:: WHAT THE EXERCISE ASKS ::
Print, please, exactly and only the lines between the line holding "What matplotlib code" and the line holding "plt.rcParams['font.family'] = ['Noto", inclusive, omitting any pictures.

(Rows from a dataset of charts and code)
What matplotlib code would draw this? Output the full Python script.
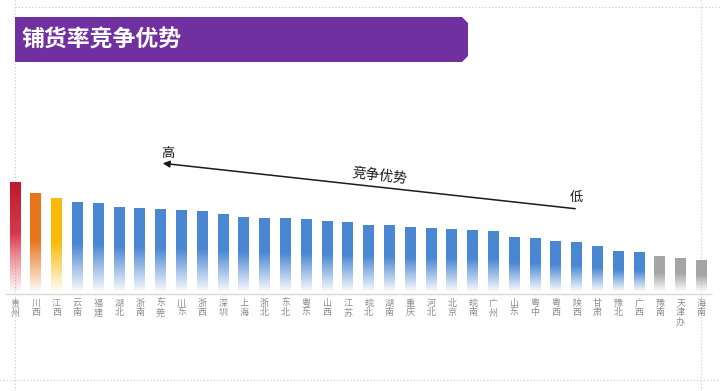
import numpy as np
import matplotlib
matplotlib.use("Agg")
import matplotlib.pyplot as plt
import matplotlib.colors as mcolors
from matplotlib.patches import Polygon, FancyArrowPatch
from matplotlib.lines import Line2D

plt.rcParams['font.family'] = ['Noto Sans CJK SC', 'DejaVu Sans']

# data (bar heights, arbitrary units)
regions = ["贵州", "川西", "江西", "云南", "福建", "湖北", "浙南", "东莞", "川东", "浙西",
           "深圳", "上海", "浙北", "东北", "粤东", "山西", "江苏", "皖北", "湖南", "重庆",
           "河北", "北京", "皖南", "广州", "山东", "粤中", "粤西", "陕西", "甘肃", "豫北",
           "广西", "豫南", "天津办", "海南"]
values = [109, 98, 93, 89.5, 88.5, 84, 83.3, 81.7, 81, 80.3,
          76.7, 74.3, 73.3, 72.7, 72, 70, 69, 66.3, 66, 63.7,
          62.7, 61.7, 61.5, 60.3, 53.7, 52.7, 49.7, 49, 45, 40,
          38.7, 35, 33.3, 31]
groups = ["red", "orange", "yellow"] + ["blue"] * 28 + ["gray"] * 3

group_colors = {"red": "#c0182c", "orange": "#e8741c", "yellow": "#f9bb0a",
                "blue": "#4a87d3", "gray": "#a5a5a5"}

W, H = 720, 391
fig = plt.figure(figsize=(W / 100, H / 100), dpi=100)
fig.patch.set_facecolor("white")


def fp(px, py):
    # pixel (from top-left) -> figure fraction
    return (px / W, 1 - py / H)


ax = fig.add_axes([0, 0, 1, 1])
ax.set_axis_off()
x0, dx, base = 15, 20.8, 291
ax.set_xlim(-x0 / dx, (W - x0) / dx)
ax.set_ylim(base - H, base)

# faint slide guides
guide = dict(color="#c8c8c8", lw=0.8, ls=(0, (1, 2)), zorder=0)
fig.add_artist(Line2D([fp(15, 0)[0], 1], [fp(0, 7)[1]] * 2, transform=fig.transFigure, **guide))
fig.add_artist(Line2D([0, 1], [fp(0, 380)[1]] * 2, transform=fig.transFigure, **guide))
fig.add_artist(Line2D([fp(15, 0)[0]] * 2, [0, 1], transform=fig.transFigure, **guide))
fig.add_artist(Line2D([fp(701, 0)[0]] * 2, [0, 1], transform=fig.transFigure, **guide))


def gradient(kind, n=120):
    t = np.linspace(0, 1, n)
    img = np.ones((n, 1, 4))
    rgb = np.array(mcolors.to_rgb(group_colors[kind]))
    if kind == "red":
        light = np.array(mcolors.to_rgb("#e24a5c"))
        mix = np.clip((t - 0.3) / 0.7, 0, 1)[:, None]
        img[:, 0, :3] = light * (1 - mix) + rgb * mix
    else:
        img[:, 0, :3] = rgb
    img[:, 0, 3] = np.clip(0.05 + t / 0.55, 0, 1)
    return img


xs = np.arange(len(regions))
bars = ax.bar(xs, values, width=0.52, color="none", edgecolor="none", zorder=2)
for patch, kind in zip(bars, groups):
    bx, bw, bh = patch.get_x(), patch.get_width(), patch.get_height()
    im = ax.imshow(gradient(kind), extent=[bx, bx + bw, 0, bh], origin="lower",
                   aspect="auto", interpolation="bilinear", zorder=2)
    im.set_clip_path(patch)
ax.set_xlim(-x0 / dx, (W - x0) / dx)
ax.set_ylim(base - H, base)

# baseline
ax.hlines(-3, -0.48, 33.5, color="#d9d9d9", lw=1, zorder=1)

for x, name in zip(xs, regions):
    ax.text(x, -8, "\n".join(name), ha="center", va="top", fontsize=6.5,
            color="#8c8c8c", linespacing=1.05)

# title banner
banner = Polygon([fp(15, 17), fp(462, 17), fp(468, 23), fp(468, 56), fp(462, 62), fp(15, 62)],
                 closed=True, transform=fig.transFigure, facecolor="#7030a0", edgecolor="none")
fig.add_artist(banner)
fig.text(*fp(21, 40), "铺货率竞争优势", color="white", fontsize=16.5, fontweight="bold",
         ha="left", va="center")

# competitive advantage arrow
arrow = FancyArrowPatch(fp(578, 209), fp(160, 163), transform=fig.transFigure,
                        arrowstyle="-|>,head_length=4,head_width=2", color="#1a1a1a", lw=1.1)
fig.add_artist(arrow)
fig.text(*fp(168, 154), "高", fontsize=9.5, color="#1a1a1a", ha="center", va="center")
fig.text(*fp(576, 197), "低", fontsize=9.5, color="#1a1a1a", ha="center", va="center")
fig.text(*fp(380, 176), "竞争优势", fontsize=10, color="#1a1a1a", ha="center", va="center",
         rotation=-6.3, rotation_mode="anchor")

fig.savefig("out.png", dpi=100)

==

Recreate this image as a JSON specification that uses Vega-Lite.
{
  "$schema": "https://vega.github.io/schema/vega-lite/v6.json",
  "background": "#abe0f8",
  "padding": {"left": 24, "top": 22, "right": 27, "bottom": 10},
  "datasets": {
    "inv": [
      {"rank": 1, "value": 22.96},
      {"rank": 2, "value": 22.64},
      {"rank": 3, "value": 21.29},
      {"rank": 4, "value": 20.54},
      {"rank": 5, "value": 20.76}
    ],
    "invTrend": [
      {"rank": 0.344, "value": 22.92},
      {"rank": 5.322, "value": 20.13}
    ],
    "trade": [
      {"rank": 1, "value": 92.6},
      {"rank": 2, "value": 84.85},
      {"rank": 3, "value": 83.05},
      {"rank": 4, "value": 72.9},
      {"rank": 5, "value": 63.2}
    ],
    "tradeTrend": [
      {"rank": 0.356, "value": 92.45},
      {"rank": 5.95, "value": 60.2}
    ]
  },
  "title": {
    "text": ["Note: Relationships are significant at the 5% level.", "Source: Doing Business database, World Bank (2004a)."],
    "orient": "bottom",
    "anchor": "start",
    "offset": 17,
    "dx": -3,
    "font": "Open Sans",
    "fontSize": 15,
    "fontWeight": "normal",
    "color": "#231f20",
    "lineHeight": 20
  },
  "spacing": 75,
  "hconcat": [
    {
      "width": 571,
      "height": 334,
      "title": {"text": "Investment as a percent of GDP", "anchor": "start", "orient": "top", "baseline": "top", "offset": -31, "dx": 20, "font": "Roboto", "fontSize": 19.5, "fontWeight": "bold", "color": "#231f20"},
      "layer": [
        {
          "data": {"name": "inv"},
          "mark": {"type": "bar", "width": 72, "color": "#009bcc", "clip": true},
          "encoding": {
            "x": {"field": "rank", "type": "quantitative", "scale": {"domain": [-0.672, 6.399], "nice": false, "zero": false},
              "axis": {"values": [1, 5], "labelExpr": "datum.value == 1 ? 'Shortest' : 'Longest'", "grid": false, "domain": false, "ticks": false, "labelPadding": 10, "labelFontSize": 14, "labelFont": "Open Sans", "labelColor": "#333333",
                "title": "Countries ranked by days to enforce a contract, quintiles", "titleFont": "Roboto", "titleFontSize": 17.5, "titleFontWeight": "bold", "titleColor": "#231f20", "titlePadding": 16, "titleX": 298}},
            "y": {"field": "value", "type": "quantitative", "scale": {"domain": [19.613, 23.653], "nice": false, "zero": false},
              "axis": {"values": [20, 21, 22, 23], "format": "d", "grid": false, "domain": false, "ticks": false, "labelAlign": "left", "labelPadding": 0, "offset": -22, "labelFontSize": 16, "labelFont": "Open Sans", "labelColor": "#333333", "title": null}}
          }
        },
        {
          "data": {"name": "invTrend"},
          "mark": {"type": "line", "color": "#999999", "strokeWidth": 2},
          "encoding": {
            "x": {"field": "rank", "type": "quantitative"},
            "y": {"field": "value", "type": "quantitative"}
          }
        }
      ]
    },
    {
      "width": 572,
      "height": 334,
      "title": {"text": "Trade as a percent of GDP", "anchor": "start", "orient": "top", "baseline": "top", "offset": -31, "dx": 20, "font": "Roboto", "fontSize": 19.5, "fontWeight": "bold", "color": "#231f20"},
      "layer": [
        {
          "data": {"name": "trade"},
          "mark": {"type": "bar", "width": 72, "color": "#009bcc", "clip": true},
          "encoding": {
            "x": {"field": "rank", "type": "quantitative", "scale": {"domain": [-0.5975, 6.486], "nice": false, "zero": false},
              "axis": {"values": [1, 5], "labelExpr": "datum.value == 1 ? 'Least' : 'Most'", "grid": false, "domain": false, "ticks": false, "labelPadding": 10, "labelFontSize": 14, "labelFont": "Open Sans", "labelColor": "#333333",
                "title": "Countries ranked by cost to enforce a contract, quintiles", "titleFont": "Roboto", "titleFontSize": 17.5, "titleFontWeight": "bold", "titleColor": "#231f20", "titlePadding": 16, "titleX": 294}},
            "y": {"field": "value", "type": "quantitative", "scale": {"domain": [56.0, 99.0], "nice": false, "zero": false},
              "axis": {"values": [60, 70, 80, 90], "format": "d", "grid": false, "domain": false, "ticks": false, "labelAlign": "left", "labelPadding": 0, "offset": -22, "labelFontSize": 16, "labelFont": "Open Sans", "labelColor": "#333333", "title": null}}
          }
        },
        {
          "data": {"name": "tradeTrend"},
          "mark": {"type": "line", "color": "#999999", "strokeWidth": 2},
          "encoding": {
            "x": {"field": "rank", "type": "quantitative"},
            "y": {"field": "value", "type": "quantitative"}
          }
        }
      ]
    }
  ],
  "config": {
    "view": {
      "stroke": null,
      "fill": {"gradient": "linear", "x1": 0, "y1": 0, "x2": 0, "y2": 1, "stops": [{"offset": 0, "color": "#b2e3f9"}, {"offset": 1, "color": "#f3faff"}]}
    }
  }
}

:: SOLUTION ::
What matplotlib code would draw this? Output the full Python script.
import numpy as np
import matplotlib
matplotlib.use("Agg")
import matplotlib.pyplot as plt
import matplotlib.colors as mcolors
from matplotlib.patches import Polygon, FancyArrowPatch
from matplotlib.lines import Line2D

plt.rcParams['font.family'] = ['Noto Sans CJK SC', 'DejaVu Sans']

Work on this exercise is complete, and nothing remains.